Laissez-faire capitalism offers Africa a path to harness global markets, attract investment, and spur entrepreneurship. By reducing tariffs, simplifying regulations, and encouraging foreign capital, African nations can create vibrant economies where businesses thrive and jobs multiply. Nigeria could become a manufacturing hub like Singapore, Kenya a financial centre like Hong Kong, and Ethiopia an export leader like New Zealand. This rising tide of market-driven growth would expand opportunities, raise wages, and improve living standards, as firms compete and innovate to meet global demand. Unlike ISI, which trapped Brazil in inefficiency, laissez-faire capitalism offers Africa a dynamic, sustainable model for prosperity.

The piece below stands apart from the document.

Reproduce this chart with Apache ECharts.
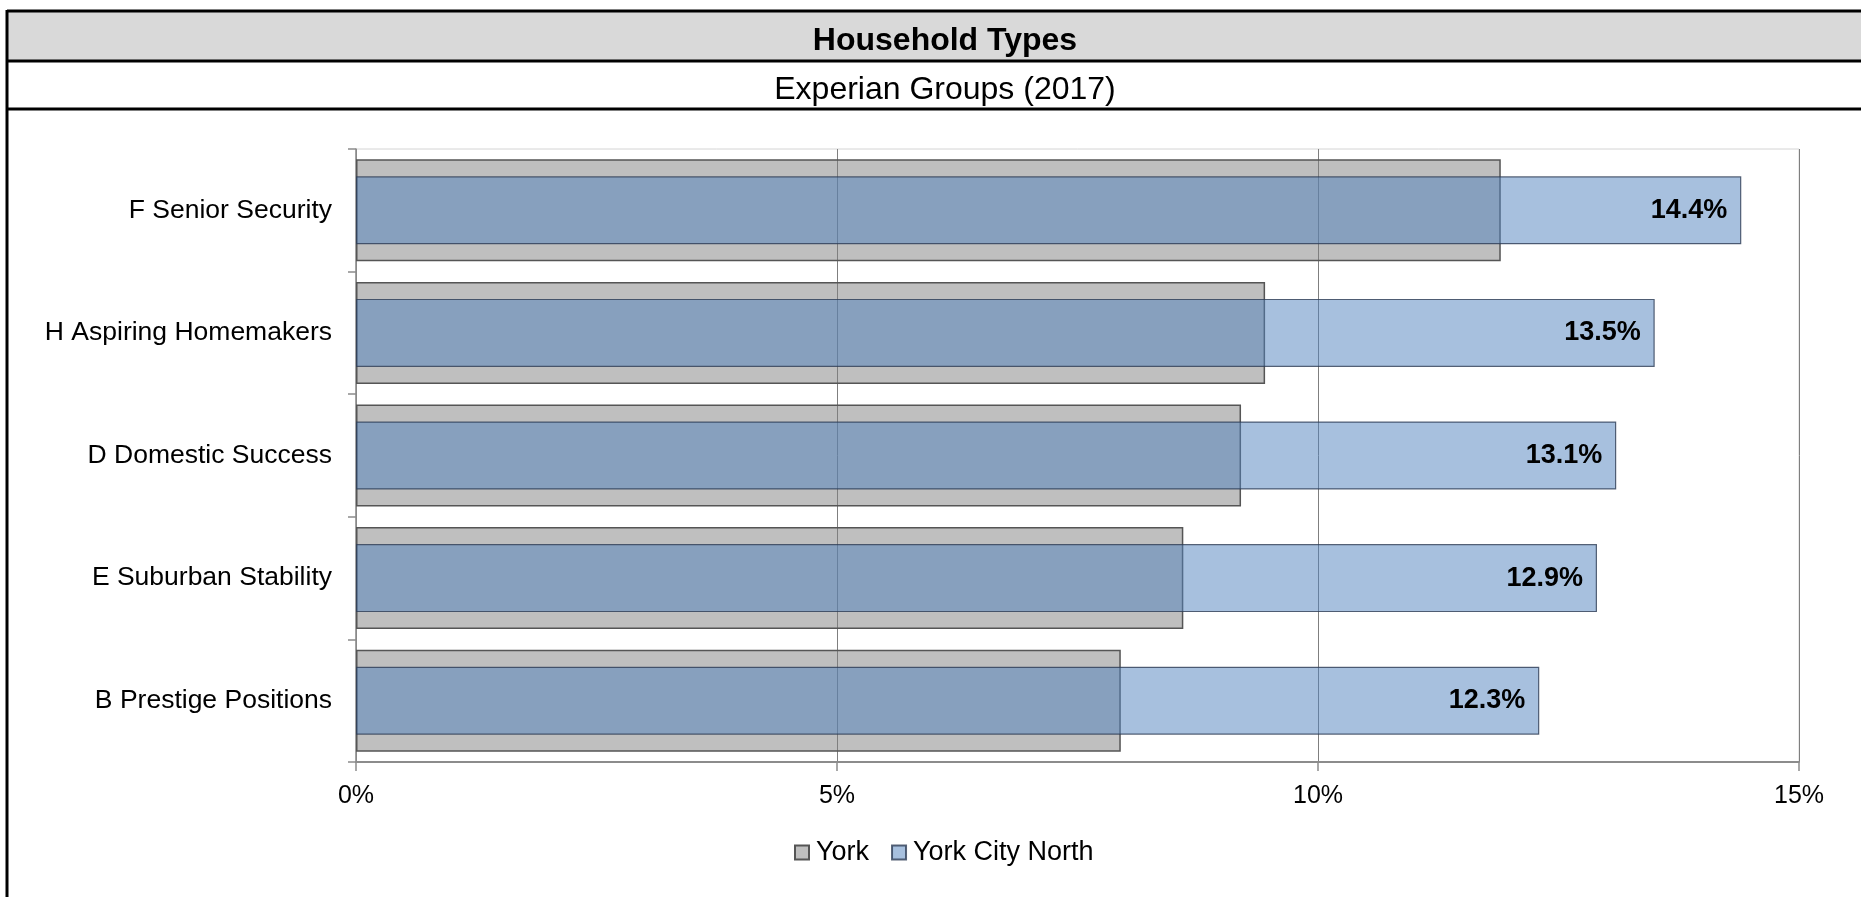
<!DOCTYPE html>
<html>
	<head>
		<meta charset="UTF-8">
		<title>Household Types</title>
		<style>
			html, body { margin: 0; padding: 0; background: #fff; }
		</style>
	</head>
	<body>
		<div id="box" style="width: 1861px;height: 897px;"></div>
		<script src="https://cdn.jsdelivr.net/npm/echarts@6/dist/echarts.min.js" type="text/javascript" charset="utf-8"></script>
		<script type="text/javascript">
			// categories, top to bottom
			const categories = ['F Senior Security', 'H Aspiring Homemakers', 'D Domestic Success', 'E Suburban Stability', 'B Prestige Positions'];
			const yorkValues = [11.9, 9.45, 9.2, 8.6, 7.95];
			const northValues = [14.4, 13.5, 13.1, 12.9, 12.3];
			const seriesNames = ['York', 'York City North'];
			const xTicks = [0, 5, 10, 15];

			const font = 'Arial, "Liberation Sans", sans-serif';
			const myChart = echarts.init(document.getElementById('box'));

			const option = {
			    animation: false,
			    textStyle: { fontFamily: font },
			    graphic: [
			        // title band
			        { type: 'rect', shape: { x: 7, y: 11, width: 1860, height: 49 }, style: { fill: '#d9d9d9' }, silent: true },
			        { type: 'line', shape: { x1: 7, y1: 11, x2: 1861, y2: 11 }, style: { stroke: '#000', lineWidth: 3 } },
			        { type: 'line', shape: { x1: 7, y1: 61, x2: 1861, y2: 61 }, style: { stroke: '#000', lineWidth: 3 } },
			        { type: 'line', shape: { x1: 7, y1: 109, x2: 1861, y2: 109 }, style: { stroke: '#000', lineWidth: 3 } },
			        { type: 'line', shape: { x1: 7, y1: 10, x2: 7, y2: 897 }, style: { stroke: '#000', lineWidth: 3 } },
			        {
			            type: 'text', x: 945, y: 41,
			            style: { text: 'Household Types', font: 'bold 32px ' + font, fill: '#000', align: 'center', verticalAlign: 'middle' }
			        },
			        {
			            type: 'text', x: 945, y: 90,
			            style: { text: 'Experian Groups (2017)', font: '32px ' + font, fill: '#000', align: 'center', verticalAlign: 'middle' }
			        }
			    ],
			    legend: {
			        data: seriesNames,
			        left: 789,
			        top: 834,
			        icon: 'rect',
			        itemWidth: 14,
			        itemHeight: 14,
			        itemGap: 22,
			        textStyle: { fontSize: 27, color: '#000', padding: [0, 0, 0, 2] }
			    },
			    grid: {
			        left: 356,
			        right: 62,
			        top: 149,
			        bottom: 135,
			        show: true,
			        borderColor: '#d4d4d4',
			        borderWidth: 1
			    },
			    xAxis: {
			        type: 'value',
			        min: xTicks[0],
			        max: xTicks[xTicks.length - 1],
			        interval: 5,
			        axisLine: { show: true, lineStyle: { color: '#8c8c8c', width: 2 } },
			        axisTick: { show: true, length: 9, lineStyle: { color: '#8c8c8c', width: 1.5 } },
			        axisLabel: { formatter: '{value}%', fontSize: 25, color: '#000', margin: 22 },
			        splitLine: { show: true, lineStyle: { color: '#7f7f7f', width: 1 } }
			    },
			    yAxis: [{
			        type: 'category',
			        data: categories,
			        inverse: true,
			        axisLine: { show: true, lineStyle: { color: '#8c8c8c', width: 1.5 } },
			        axisTick: { show: true, length: 8, lineStyle: { color: '#8c8c8c', width: 1.5 } },
			        axisLabel: { fontSize: 26.5, color: '#000', margin: 24 },
			        splitLine: { show: false }
			    }, {
			        type: 'category',
			        data: categories,
			        inverse: true,
			        show: false
			    }],
			    series: [{
			        name: seriesNames[0],
			        type: 'bar',
			        yAxisIndex: 0,
			        data: yorkValues,
			        barWidth: 102,
			        itemStyle: {
			            color: 'rgba(128,128,128,0.5)',
			            borderColor: '#555555',
			            borderWidth: 1.5
			        }
			    }, {
			        name: seriesNames[1],
			        type: 'bar',
			        yAxisIndex: 1,
			        data: northValues,
			        barWidth: 68,
			        itemStyle: {
			            color: 'rgba(79,129,189,0.5)',
			            borderColor: 'rgba(45,60,85,0.8)',
			            borderWidth: 1.2
			        },
			        label: {
			            show: true,
			            position: 'insideRight',
			            distance: 14,
			            formatter: function (p) { return p.value.toFixed(1) + '%'; },
			            fontSize: 27,
			            fontWeight: 'bold',
			            color: '#000'
			        }
			    }]
			};

			myChart.setOption(option);
		</script>
	</body>
</html>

In conclusion, Brazil’s ISI experiment, while initially promising, failed due to protectionism, state overreach, and isolation, hindering long-term growth. African nations, facing similar economic challenges, should reject this model and embrace laissez-faire capitalism, as exemplified by Singapore, Hong Kong, and New Zealand. These economies show that free markets, minimal state intervention, and global integration create a rising tide that lifts all ships, driving innovation, efficiency, and widespread prosperity. By adopting these principles, Africa can avoid Brazil’s mistakes and build competitive, dynamic economies that thrive in the global marketplace.